In the aftermath of the financial crisis, the ambitions of the European contenders for world-beating status have all been curtailed. Deutsche Bank, arguably the region's best bet to become a world champion, effectively signaled a halt to its globetrotting ambitions by firing Anshu Jain, a co-chief executive officer, in June. His replacement, John Cryan, says the bank can't afford the "luxury" of devoting gobs of capital to the trading business. This fall, he's expected to extend the 3.5 billion euros ($3.9 billion) of cost cuts announced in April, although he may preview his plans in this week's earnings release.

Barclays also fired its CEO, Antony Jenkins, earlier this month. Jenkins, whose background was in retail banking, struggled to restructure the investment-banking division. Chairman John McFarlane is expected to step up the pace of scaling back that division's activities when he announces the bank's earnings this week.

HSBC Holdings, which used to market itself as the world's local bank, is a truly global institution. But it made 78 percent of its profit in Asia last year, with just 3.2 percent coming from Europe. Moreover, one of these days it may well make good on its constant threats to quit the U.K. and relocate its headquarters to somewhere in Asia, fully disqualifying it as a European player. And Royal Bank of Scotland, the U.K.'s other pretender to world-class status in the boom times, has been forced to shrink after needing a bailout of more than 45 billion pounds ($70 billion). RBS remains a ward of the U.K. government. None of the other European names that crop up in the league tables, such as France's BNP Paribas, Italy's Unicredit or Spain's Santander, have truly global ambitions.

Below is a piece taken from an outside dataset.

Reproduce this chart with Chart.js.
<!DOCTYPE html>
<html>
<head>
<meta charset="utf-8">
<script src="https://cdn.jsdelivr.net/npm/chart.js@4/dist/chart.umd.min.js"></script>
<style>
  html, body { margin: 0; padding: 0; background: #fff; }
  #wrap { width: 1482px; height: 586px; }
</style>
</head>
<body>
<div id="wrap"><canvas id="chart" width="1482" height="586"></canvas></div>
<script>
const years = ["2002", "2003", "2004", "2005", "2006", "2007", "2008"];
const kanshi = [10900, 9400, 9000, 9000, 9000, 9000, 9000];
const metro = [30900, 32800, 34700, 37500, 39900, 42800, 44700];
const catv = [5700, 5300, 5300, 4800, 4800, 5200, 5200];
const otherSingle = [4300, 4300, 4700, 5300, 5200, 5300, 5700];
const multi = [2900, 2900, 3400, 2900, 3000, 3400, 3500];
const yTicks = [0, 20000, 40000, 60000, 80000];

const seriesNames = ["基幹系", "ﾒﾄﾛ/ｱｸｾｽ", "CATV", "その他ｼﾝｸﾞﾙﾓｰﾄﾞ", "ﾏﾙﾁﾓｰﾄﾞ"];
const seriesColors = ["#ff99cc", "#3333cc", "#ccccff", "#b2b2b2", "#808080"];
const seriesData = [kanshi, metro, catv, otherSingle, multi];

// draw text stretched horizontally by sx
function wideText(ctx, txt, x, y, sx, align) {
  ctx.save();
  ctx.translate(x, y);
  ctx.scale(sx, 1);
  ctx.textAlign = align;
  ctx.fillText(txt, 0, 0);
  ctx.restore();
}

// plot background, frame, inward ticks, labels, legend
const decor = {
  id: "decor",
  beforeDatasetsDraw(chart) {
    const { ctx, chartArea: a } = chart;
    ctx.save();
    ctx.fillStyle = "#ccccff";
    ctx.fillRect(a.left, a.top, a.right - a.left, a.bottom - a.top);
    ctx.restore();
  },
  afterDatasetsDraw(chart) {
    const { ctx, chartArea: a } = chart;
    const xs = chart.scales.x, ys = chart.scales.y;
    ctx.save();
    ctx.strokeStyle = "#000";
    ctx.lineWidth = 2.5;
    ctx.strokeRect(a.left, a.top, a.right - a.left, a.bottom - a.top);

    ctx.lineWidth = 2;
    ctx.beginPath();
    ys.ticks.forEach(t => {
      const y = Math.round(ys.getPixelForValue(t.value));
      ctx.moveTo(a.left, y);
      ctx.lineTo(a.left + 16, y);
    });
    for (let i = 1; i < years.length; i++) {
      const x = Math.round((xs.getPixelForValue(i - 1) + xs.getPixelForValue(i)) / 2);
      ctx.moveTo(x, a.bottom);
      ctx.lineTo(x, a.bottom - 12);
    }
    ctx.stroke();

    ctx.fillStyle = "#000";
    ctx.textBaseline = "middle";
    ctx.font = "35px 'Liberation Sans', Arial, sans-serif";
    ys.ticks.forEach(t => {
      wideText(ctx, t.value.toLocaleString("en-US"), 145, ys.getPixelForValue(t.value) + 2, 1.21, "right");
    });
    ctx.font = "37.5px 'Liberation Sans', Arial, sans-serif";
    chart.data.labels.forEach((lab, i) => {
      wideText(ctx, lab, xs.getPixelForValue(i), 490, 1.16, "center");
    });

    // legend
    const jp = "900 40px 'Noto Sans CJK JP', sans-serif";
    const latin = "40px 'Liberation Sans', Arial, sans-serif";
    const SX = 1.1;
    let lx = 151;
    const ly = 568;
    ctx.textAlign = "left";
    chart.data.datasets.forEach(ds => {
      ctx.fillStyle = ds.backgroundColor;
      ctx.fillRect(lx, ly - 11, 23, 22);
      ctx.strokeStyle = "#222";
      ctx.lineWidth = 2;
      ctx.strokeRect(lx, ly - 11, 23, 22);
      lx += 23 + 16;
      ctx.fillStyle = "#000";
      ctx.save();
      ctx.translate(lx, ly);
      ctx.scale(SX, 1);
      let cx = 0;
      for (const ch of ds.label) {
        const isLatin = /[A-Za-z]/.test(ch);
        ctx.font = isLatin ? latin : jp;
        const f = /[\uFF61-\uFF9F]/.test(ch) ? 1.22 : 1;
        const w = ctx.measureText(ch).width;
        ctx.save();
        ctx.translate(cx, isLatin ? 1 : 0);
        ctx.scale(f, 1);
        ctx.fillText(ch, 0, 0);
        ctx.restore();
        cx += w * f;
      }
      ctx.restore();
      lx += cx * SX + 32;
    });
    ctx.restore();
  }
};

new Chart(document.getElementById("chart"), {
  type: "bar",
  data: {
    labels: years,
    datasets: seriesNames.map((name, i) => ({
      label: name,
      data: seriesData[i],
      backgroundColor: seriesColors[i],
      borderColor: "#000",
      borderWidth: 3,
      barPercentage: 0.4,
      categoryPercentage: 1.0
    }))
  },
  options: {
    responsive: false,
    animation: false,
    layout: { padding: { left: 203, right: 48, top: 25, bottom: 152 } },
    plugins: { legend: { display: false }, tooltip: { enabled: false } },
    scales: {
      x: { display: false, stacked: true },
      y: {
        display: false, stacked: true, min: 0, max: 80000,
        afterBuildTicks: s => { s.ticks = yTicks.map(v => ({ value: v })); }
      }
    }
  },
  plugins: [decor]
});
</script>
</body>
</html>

Both of the region's Swiss challengers for global status -- UBS and Credit Suisse -- are focusing on managing money for the wealthy rather than chasing profit by trading securities. UBS said on Monday that income from its wealth-management unit more than doubled in the second quarter. Credit Suisse CEO Tidjane Thiam, who took charge of the Swiss bank four months ago after building his career in the insurance business, said last week that "part of the thinking in the investment bank is to shrink, to be able to focus on really the most value-creating businesses" because "regulation has developed in an unsupportive or unfavorable way."

Complaints from U.K. and European banks that their overseers have shown more enthusiasm for solving too-big-to-fail by focusing more on the first two words of the problem than their U.S. counterparts have some merit. That also means the typical solution to this kind of industry problem -- merging smaller institutions into bigger players with sufficient clout to compete globally -- isn't available. European regulators want their investment banks to shrink, not grow, and have tailored new rules to nudge them in that direction. Wall Street seems to have better weathered the post-crisis storm, which is perhaps testament to its lobbying skills.

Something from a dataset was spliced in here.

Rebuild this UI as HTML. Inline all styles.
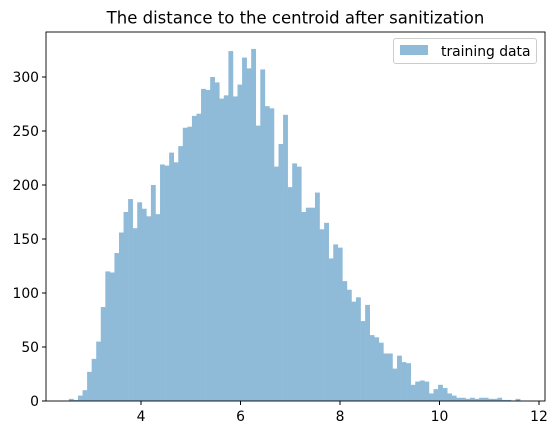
<!DOCTYPE html>
<html><head><meta charset="utf-8"><style>
body{margin:0;background:#fff;font-family:"DejaVu Sans","Liberation Sans",sans-serif}
</style></head><body>
<svg width="555" height="435" xmlns="http://www.w3.org/2000/svg" id="chart" font-family="DejaVu Sans, Liberation Sans, sans-serif">
<text x="295.5" y="23.5" font-size="16.5" text-anchor="middle" fill="#000">The distance to the centroid after sanitization</text>
<g id="bars"></g>
<g id="axes"></g>
<g>
<rect x="393.5" y="38.5" width="143" height="25" rx="2.5" fill="#fff" stroke="#ccc"/>
<rect x="400" y="45" width="28" height="10" fill="#8fbbd9"/>
<text x="441" y="56" font-size="13.9" fill="#000">training data</text>
</g>
</svg>
<script>
const counts=[2,1,5,10,27,39,55,87,120,119,137,156,175,187,160,184,178,171,200,173,219,218,230,221,236,253,254,264,266,289,288,300,295,280,283,324,282,293,318,308,326,255,307,273,271,217,238,265,198,220,217,175,179,179,193,159,165,132,145,142,111,103,92,96,74,89,61,59,54,44,44,30,42,36,35,15,18,19,18,7,11,15,12,7,5,3,3,2,3,2,3,3,2,2,3,1,1,0,2];
const binStart=2.55, binEnd=11.62;
const xTicks=[4,6,8,10,12];
const yTicks=[0,50,100,150,200,250,300];
const NS="http://www.w3.org/2000/svg";
const L=46,R=545,T=32,B=401;
const xs=v=>141+(v-4)*49.75;
const ys=v=>B-v*1.08;
const bars=document.getElementById('bars');
const w=(binEnd-binStart)/counts.length;
counts.forEach((c,i)=>{
 const r=document.createElementNS(NS,'rect');
 const x0=xs(binStart+i*w),x1=xs(binStart+(i+1)*w);
 r.setAttribute('x',x0);r.setAttribute('width',x1-x0+0.3);
 r.setAttribute('y',ys(c));r.setAttribute('height',B-ys(c));
 r.setAttribute('fill','#8fbbd9');
 
 
 bars.appendChild(r);
});
const ax=document.getElementById('axes');
const frame=document.createElementNS(NS,'rect');
frame.setAttribute('x',L);frame.setAttribute('y',T);frame.setAttribute('width',R-L);frame.setAttribute('height',B-T);
frame.setAttribute('fill','none');frame.setAttribute('stroke','#000');frame.setAttribute('stroke-width','0.9');


ax.appendChild(frame);
xTicks.forEach(t=>{
 const x=xs(t);
 const l=document.createElementNS(NS,'line');
 l.setAttribute('x1',x);l.setAttribute('x2',x);l.setAttribute('y1',B);l.setAttribute('y2',B+4);l.setAttribute('stroke','#000');
 
 
 ax.appendChild(l);
 const s=document.createElementNS(NS,'text');
 s.setAttribute('x',x);s.setAttribute('y',B+20);s.setAttribute('font-size','13.9');s.setAttribute('text-anchor','middle');
 s.textContent=t;
 
 
 ax.appendChild(s);
});
yTicks.forEach(t=>{
 const y=ys(t);
 const l=document.createElementNS(NS,'line');
 l.setAttribute('x1',L-4);l.setAttribute('x2',L);l.setAttribute('y1',y);l.setAttribute('y2',y);l.setAttribute('stroke','#000');
 
 
 ax.appendChild(l);
 const s=document.createElementNS(NS,'text');
 s.setAttribute('x',L-7);s.setAttribute('y',y+5);s.setAttribute('font-size','13.9');s.setAttribute('text-anchor','end');
 s.textContent=t;
 
 
 ax.appendChild(s);
});
</script>
</body></html>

Do European companies need a European hand to hold as they navigate the global capital markets? Do European stocks, bonds and currencies require non-U.S. participants for efficient trading? Does it matter if there isn't a European bank that can bestride the world of finance?

I would argue that it does, but for a different reason than the geography of headquarters. I'm a supporter of regulators who want to return to some form of the Glass-Steagall Act, which forced U.S. banks to split their lending and securities businesses. A complete separation of basic deposit-taking and lending activities from deal-making and derivatives trading makes sense to me. That applies to the U.S. behemoths as well as their European cousins.

Cleaving Barclays, Deutsche Bank, Citigroup or whoever else into retail and investment banks, and then letting those riskier units merge into bigger cross-border institutions -- properly regulated, mind -- seems a more sensible outcome than the current fractured landscape.